Question

What is the limit of `(7x^2+x-100)/(2x^2-5x)` as x approaches infinity?

Answer 1

`lim_(x->oo)f(x) = 7/2`

Explanation:

Notice that you're dealing with the ratio of two polynomials that have the same degree, which means that the limit when `x->oo` will be equal to the ratio of the coefficients that belong to the terms that have the highest degree.

In your case, you have

`(7x^color(red)(2) + x - 100)/(2x^color(red)(2) - 5x)`

The highest degree terms are `7x^2` and `2x^2`, which means that the limit will be

`lim_(x->oo)(color(blue)(7)x^2 + x - 100)/(color(blue)(2)x^2 - 5x) = color(blue)(7)/color(blue)(2)`

Alternatively, you can prove this by doing some algebraic manipulation of the fraction's numerator and denominator.
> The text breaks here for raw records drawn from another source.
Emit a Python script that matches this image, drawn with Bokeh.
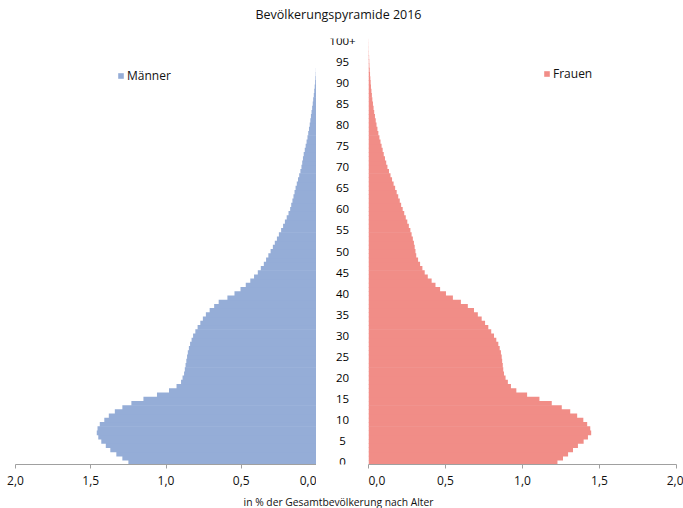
from bokeh.plotting import figure
from bokeh.models import Range1d, FixedTicker, Legend, LegendItem, ColumnDataSource
from bokeh.layouts import column, row
from bokeh.embed import file_html
from bokeh.resources import INLINE
from bokeh.core.properties import value

title_text = "Bevölkerungspyramide 2016"
x_title = "in % der Gesamtbevölkerung nach Alter"
series_names = ["Männer", "Frauen"]

ages = list(range(101))

males = [
    1.25, 1.29, 1.33, 1.37, 1.40, 1.43, 1.45, 1.46, 1.455, 1.44,
    1.41, 1.38, 1.34, 1.29, 1.23, 1.15, 1.06, 0.98, 0.93, 0.90,
    0.89, 0.88, 0.875, 0.87, 0.865, 0.86, 0.855, 0.848, 0.84, 0.83,
    0.82, 0.805, 0.79, 0.772, 0.755, 0.735, 0.71, 0.68, 0.65, 0.592,
    0.545, 0.505, 0.47, 0.44, 0.415, 0.39, 0.37, 0.35, 0.335, 0.32,
    0.305, 0.29, 0.277, 0.263, 0.25, 0.235, 0.222, 0.21, 0.198, 0.186,
    0.175, 0.168, 0.16, 0.153, 0.146, 0.139, 0.131, 0.123, 0.115, 0.107,
    0.10, 0.095, 0.09, 0.085, 0.078, 0.072, 0.066, 0.06, 0.055, 0.05,
    0.045, 0.041, 0.037, 0.033, 0.029, 0.025, 0.022, 0.018, 0.015, 0.012,
    0.009, 0.007, 0.005, 0.004, 0.003, 0.002, 0.0015, 0.001, 0.0007, 0.0005,
    0.0003,
]

females = [
    1.227, 1.263, 1.296, 1.328, 1.36, 1.397, 1.425, 1.446, 1.44, 1.42,
    1.395, 1.355, 1.31, 1.255, 1.19, 1.11, 1.03, 0.96, 0.925, 0.905,
    0.89, 0.88, 0.875, 0.872, 0.868, 0.865, 0.86, 0.852, 0.843, 0.83,
    0.815, 0.797, 0.778, 0.757, 0.735, 0.71, 0.685, 0.645, 0.60, 0.548,
    0.503, 0.465, 0.435, 0.41, 0.385, 0.365, 0.35, 0.335, 0.322, 0.31,
    0.305, 0.30, 0.295, 0.288, 0.28, 0.272, 0.262, 0.252, 0.242, 0.232,
    0.222, 0.212, 0.203, 0.193, 0.183, 0.173, 0.163, 0.153, 0.143, 0.133,
    0.123, 0.115, 0.107, 0.099, 0.092, 0.085, 0.078, 0.071, 0.064, 0.058,
    0.052, 0.047, 0.042, 0.037, 0.033, 0.029, 0.025, 0.022, 0.019, 0.016,
    0.014, 0.012, 0.010, 0.008, 0.006, 0.005, 0.004, 0.003, 0.002, 0.0015,
    0.001,
]

age_ticks = [0, 5, 10, 15, 20, 25, 30, 35, 40, 45, 50,
             55, 60, 65, 70, 75, 80, 85, 90, 95, 100]
age_labels = ["0", "5", "10", "15", "20", "25", "30", "35", "40", "45", "50",
              "55", "60", "65", "70", "75", "80", "85", "90", "95", "100+"]

x_ticks = [0.0, 0.5, 1.0, 1.5, 2.0]
x_tick_labels = ["0,0", "0,5", "1,0", "1,5", "2,0"]

FONT = "Open Sans"
BLUE = "#95ADD7"
PINK = "#F18D87"
TXT = "#111111"

Y_START, Y_END = -0.5, 100.5
TOP = 12
BOTTOM = 30
ROW_H = TOP + 426 + BOTTOM


def style_axis(ax):
    ax.ticker = FixedTicker(ticks=x_ticks)
    ax.major_label_overrides = {t: l for t, l in zip(x_ticks, x_tick_labels)}
    ax.axis_line_color = "#a0a0a0"
    ax.major_tick_line_color = "#a0a0a0"
    ax.major_tick_out = 4
    ax.major_tick_in = 0
    ax.minor_tick_line_color = None
    ax.major_label_standoff = 7
    ax.major_label_text_font = FONT
    ax.major_label_text_font_size = "12px"
    ax.major_label_text_color = TXT


def side(width, xr, color, name, vals, bl, br, loc):
    p = figure(width=width, height=ROW_H, x_range=xr,
               y_range=Range1d(Y_START, Y_END),
               output_backend="svg", toolbar_location=None,
               y_axis_location=None,
               min_border_left=bl, min_border_right=br,
               min_border_top=TOP, min_border_bottom=BOTTOM)
    p.outline_line_color = None
    p.grid.visible = False
    src = ColumnDataSource(dict(age=ages, v=vals))
    r = p.hbar(y="age", left=0, right="v", height=1.15, source=src,
               fill_color=color, line_color=None)
    style_axis(p.xaxis[0])
    leg = Legend(items=[LegendItem(label=name, renderers=[r])],
                 location=loc, padding=0, margin=0, spacing=0,
                 glyph_width=7, glyph_height=7, label_height=15,
                 label_standoff=3,
                 label_text_font=FONT, label_text_font_size="12px",
                 label_text_color=TXT,
                 border_line_color=None, background_fill_alpha=0)
    p.add_layout(leg)
    return p


left = side(316, Range1d(2.0, 0.0), BLUE, series_names[0], males, 15, 0, (102, 380))
right = side(315, Range1d(0.0, 2.0), PINK, series_names[1], females, 0, 7, (175, 382))

mid = figure(width=52, height=ROW_H, x_range=Range1d(-1, 1),
             y_range=Range1d(Y_START, Y_END),
             output_backend="svg", toolbar_location=None,
             y_axis_location=None,
             min_border_left=0, min_border_right=0,
             min_border_top=TOP, min_border_bottom=BOTTOM)
mid.outline_line_color = None
mid.grid.visible = False
style_axis(mid.xaxis[0])
mid.xaxis[0].ticker = FixedTicker(ticks=[0])
mid.xaxis[0].major_label_overrides = {0: x_tick_labels[0]}
mid.xaxis[0].major_label_text_alpha = 0
mid.xaxis[0].axis_line_color = None
mid.xaxis[0].major_tick_line_color = None
mid.text(x=[0] * len(age_ticks), y=age_ticks, text=age_labels,
         text_align="center", text_baseline="middle",
         text_font=value(FONT), text_font_size="11.5px", text_color="#000000")


def text_fig(h, yc, txt, size):
    f = figure(width=683, height=h, x_range=Range1d(0, 683), y_range=Range1d(h, 0),
               output_backend="svg", toolbar_location=None,
               x_axis_location=None, y_axis_location=None, min_border=0)
    f.outline_line_color = None
    f.grid.visible = False
    f.text(x=[338], y=[yc], text=[txt], text_align="center",
           text_baseline="middle", text_font=value(FONT),
           text_font_size=size, text_color=TXT)
    return f


title_fig = text_fig(26, 14, title_text, "12.5px")
xlabel_fig = text_fig(508 - 26 - ROW_H, 7, x_title, "10.3px")

layout = column(title_fig, row(left, mid, right), xlabel_fig, spacing=0)

with open("out.html", "w") as fh:
    fh.write(file_html(layout, INLINE))
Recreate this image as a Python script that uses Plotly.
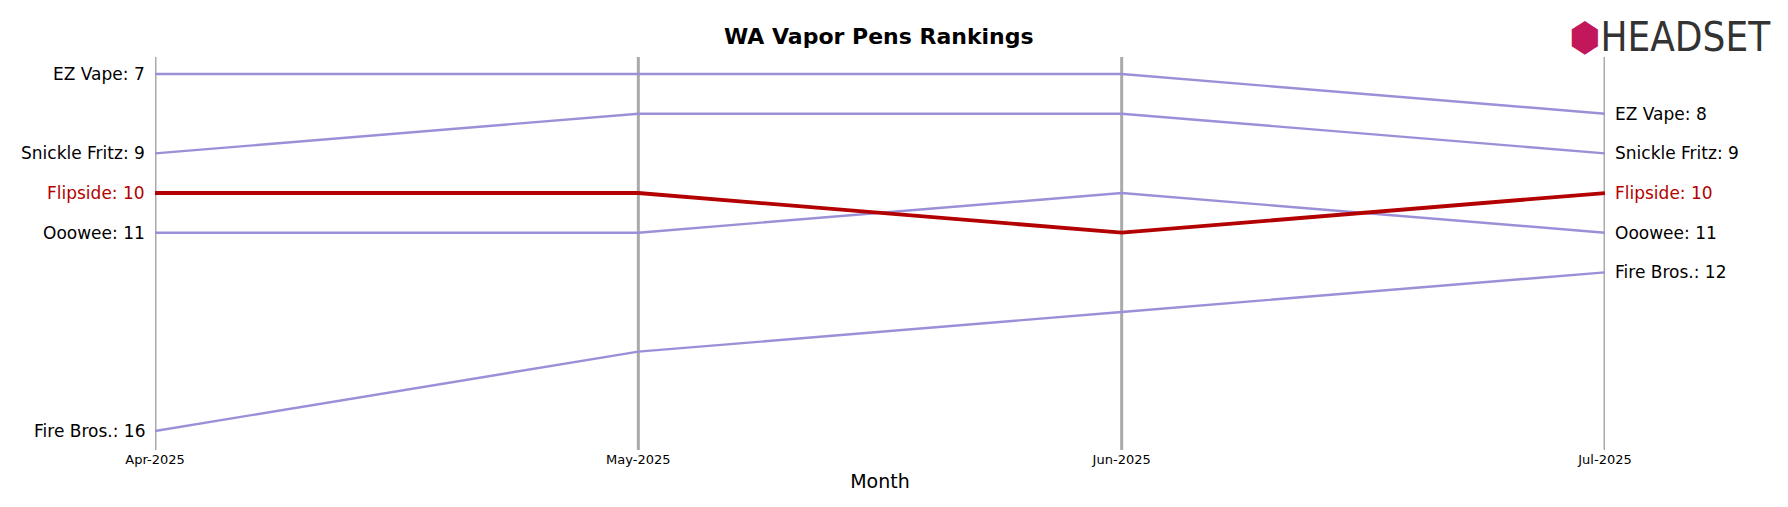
import plotly.graph_objects as go

months = ["Apr-2025", "May-2025", "Jun-2025", "Jul-2025"]
brands = ["EZ Vape", "Snickle Fritz", "Flipside", "Ooowee", "Fire Bros."]
ranks = {
    "EZ Vape": [7, 7, 7, 8],
    "Snickle Fritz": [9, 8, 8, 9],
    "Flipside": [10, 10, 11, 10],
    "Ooowee": [11, 11, 10, 11],
    "Fire Bros.": [16, 14, 13, 12],
}
highlight = "Flipside"

fig = go.Figure()
xs = list(range(len(months)))
for b in brands:
    if b == highlight:
        continue
    fig.add_trace(go.Scatter(x=xs, y=ranks[b], mode="lines",
                             line=dict(color="#9b8fd8", width=2.4), showlegend=False))
fig.add_trace(go.Scatter(x=xs, y=ranks[highlight], mode="lines",
                         line=dict(color="#b30000", width=3.8), showlegend=False))

for b in brands:
    col = "#b30000" if b == highlight else "black"
    fig.add_annotation(x=0, y=ranks[b][0], text=f"{b}: {ranks[b][0]}", xanchor="right",
                       xshift=-8, showarrow=False, font=dict(size=17, color=col))
    fig.add_annotation(x=3, y=ranks[b][-1], text=f"{b}: {ranks[b][-1]}", xanchor="left",
                       xshift=8, showarrow=False, font=dict(size=17, color=col))

for i in xs:
    fig.add_shape(type="line", x0=i, x1=i, y0=0, y1=1, yref="paper",
                  line=dict(color="#aaaaaa", width=3), layer="below")

# title
fig.add_annotation(x=0.499, y=1.052, xref="paper", yref="paper", yanchor="middle",
                   text="<b>WA Vapor Pens Rankings</b>", showarrow=False,
                   font=dict(size=22, color="black", family="DejaVu Sans"))

# logo stand-in
fig.add_annotation(x=1.116, y=1.052, xref="paper", yref="paper", yanchor="middle", xanchor="right",
                   text="<span style='color:#c2185b'>⬢</span>HEADSET", showarrow=False,
                   font=dict(size=40, color="#333333", family="DejaVu Sans Condensed"))

fig.update_layout(
    width=1788, height=507, plot_bgcolor="white", paper_bgcolor="white",
    margin=dict(l=147, r=191, t=49, b=65),
    xaxis=dict(range=[0, 3], tickvals=xs, ticktext=months, showgrid=False, zeroline=False,
               tickfont=dict(size=13, color="black"),
               title=dict(text="Month", font=dict(size=19, color="black"), standoff=8)),
    yaxis=dict(range=[16.48, 6.57], visible=False),
    font=dict(family="DejaVu Sans"),
)
fig.write_html("out.html")
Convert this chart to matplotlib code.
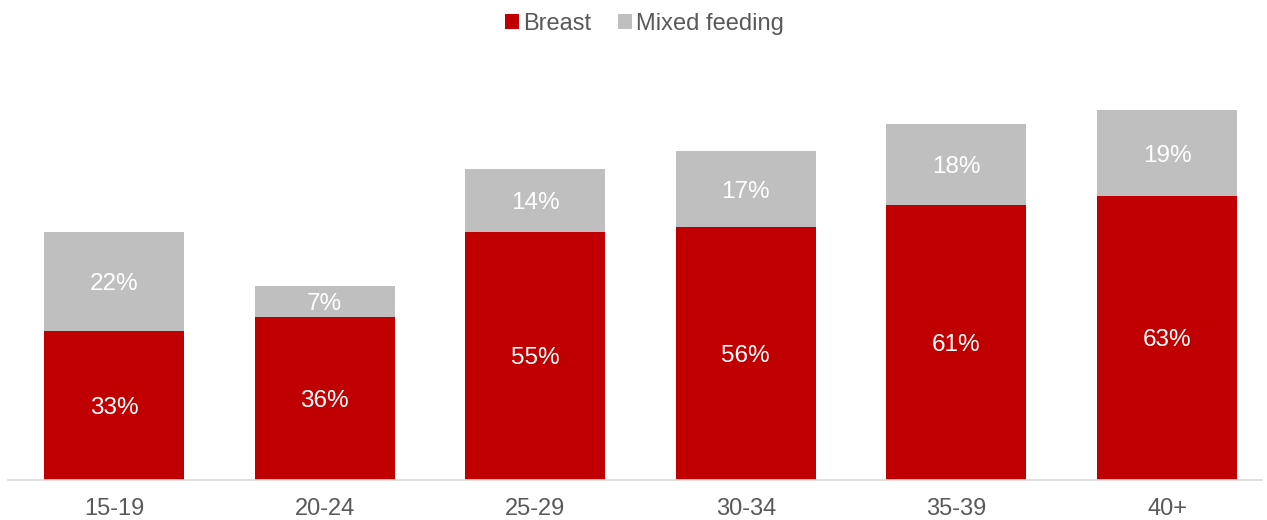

More specifically, you can write

`7x^2 + x - 100 = x^2 * (7 + 1/x - 100/x^2)`

and

`2x^2 - 5x = x^2 * (2 - 5/x)`

The limit now becomes

`lim_(x->oo)(color(red)(cancel(color(black)(x^2))) * (7 + 1/x - 100/x^2))/(color(red)(cancel(color(black)(x^2))) * (2 - 5/x)) = lim_(x->oo)(7 + 1/x - 100/x^2)/(2 - 5/x)`

This is equal to

`lim_(x->oo)(7 + 1/x - 100/x^2)/(2 - 5/x) = (7 + 0 + 0)/(2 + 0) = 7/2`